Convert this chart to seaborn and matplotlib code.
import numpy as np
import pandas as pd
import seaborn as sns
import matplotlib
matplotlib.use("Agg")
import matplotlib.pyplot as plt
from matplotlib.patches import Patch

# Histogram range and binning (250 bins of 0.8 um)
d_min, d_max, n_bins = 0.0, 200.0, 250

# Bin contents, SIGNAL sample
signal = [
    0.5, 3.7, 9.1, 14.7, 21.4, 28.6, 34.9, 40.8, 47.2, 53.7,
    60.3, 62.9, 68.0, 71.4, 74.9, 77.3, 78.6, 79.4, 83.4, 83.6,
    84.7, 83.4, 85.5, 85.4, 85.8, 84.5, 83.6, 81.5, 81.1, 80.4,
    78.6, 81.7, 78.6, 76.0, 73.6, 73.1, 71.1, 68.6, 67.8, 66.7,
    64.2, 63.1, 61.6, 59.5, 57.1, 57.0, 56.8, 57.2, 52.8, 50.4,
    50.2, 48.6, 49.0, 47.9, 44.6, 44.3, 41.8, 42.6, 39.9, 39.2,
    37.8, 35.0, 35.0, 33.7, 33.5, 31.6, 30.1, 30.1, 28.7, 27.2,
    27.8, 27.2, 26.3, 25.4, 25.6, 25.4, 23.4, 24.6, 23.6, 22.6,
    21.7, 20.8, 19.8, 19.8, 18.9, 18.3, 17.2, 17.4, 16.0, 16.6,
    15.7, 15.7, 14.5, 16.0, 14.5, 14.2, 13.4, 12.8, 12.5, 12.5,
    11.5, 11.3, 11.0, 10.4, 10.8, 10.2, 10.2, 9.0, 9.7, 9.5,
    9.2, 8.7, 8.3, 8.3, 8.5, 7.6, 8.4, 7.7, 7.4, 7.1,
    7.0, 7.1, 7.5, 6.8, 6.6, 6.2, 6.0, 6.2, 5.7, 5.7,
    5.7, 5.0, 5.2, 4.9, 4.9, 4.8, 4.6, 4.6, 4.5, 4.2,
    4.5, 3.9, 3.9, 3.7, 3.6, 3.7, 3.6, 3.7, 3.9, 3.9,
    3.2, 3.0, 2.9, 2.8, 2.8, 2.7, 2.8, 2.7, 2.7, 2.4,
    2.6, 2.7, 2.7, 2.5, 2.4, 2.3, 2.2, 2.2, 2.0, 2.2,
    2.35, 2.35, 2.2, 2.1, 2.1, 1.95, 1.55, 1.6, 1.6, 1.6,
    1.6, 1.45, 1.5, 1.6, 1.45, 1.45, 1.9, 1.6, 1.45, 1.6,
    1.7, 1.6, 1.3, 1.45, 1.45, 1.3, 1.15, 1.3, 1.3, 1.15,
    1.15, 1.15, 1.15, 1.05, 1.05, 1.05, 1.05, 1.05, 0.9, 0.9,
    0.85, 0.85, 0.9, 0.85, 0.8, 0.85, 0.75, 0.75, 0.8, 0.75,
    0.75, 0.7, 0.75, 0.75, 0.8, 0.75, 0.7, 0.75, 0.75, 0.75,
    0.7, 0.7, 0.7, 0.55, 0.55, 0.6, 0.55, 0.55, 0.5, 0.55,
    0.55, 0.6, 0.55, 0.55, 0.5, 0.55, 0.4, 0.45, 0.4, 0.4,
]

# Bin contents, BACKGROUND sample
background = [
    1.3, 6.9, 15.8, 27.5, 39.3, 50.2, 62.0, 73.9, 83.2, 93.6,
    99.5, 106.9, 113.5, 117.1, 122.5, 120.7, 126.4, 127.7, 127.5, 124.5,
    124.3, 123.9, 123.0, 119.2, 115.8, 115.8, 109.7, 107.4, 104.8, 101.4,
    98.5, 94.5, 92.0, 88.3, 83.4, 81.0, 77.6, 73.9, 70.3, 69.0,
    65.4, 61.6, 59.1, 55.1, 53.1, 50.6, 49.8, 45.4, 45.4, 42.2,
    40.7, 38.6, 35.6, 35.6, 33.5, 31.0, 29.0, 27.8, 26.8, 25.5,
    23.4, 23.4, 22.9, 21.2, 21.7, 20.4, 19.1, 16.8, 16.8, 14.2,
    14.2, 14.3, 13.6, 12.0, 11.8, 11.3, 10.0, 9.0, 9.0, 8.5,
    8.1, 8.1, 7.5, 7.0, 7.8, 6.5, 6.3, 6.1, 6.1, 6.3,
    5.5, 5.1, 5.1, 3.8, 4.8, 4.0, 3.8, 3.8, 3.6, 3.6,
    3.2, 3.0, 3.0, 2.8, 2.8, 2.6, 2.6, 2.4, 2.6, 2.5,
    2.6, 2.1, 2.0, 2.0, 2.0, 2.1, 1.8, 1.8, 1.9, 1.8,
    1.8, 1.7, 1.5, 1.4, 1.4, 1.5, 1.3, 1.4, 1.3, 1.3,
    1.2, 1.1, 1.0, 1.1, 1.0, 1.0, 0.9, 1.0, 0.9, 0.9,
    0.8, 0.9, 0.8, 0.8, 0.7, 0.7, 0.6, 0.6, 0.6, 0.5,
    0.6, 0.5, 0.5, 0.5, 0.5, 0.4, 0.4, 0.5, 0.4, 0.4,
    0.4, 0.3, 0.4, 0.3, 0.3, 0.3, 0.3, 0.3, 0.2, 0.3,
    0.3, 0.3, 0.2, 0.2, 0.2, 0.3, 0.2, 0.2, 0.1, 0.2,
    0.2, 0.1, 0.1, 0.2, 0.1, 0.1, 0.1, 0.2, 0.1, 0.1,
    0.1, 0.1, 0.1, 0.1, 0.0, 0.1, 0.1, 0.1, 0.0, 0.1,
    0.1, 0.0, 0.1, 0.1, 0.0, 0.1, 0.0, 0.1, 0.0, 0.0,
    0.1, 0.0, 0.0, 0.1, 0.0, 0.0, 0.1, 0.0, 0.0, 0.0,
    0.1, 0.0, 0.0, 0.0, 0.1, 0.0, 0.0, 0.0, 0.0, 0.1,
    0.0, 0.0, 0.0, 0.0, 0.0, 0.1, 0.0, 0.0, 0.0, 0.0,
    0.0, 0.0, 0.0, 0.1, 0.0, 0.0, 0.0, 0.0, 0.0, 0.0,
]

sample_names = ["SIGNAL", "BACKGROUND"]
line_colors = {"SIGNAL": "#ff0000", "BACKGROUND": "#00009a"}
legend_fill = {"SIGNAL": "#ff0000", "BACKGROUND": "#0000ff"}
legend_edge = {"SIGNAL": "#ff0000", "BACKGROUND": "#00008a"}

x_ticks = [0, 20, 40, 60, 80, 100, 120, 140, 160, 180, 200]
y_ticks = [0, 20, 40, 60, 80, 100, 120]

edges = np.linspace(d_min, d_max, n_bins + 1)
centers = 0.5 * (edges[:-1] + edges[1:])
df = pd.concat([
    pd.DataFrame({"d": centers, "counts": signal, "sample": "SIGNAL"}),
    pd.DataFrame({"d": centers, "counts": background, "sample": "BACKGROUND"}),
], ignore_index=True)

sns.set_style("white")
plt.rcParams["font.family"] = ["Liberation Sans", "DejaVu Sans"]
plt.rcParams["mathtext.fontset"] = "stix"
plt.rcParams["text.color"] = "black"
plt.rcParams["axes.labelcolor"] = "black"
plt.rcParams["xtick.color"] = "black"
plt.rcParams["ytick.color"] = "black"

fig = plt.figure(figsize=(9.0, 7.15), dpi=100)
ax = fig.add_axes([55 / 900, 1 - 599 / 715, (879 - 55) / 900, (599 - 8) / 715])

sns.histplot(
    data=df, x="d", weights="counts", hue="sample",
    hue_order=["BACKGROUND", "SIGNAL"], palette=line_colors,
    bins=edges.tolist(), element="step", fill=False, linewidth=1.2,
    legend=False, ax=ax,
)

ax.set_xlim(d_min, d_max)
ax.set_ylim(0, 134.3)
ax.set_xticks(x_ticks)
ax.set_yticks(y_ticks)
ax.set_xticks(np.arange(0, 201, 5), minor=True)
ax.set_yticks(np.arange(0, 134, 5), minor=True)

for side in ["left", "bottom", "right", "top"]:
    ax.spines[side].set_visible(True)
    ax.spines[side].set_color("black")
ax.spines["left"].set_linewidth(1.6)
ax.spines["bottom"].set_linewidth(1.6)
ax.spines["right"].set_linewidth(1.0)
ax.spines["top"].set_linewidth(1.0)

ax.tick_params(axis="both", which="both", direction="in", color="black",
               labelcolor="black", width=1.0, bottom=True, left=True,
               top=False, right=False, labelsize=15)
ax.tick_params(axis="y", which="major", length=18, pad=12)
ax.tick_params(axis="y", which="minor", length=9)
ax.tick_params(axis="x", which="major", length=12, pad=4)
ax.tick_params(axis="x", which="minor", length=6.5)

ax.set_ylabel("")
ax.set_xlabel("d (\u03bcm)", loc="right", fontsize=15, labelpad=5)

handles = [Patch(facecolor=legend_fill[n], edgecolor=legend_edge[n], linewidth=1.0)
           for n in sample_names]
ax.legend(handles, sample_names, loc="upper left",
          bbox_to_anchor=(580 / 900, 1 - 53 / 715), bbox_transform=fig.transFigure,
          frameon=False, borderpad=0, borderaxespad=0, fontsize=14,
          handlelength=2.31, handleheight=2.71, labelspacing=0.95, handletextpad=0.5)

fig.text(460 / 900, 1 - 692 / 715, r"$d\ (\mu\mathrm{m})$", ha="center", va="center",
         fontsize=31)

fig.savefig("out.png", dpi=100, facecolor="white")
...
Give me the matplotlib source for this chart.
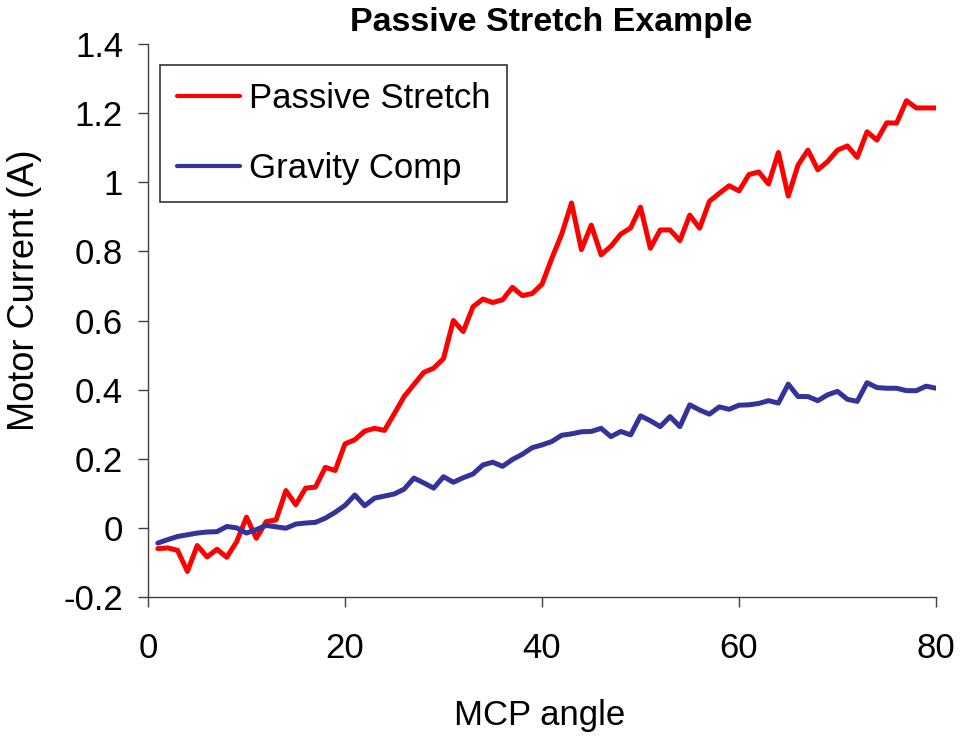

(EXERCISE DIRECTIONS) Each line from the one containing "Convert this chart" through the one containing "from matplotlib.patches import Patch" must be retyped exactly, the first and last of these included.

(FULL OUTPUT)
Convert this chart to seaborn and matplotlib code.
import numpy as np
import pandas as pd
import seaborn as sns
import matplotlib
matplotlib.use("Agg")
import matplotlib.pyplot as plt
from matplotlib.patches import Patch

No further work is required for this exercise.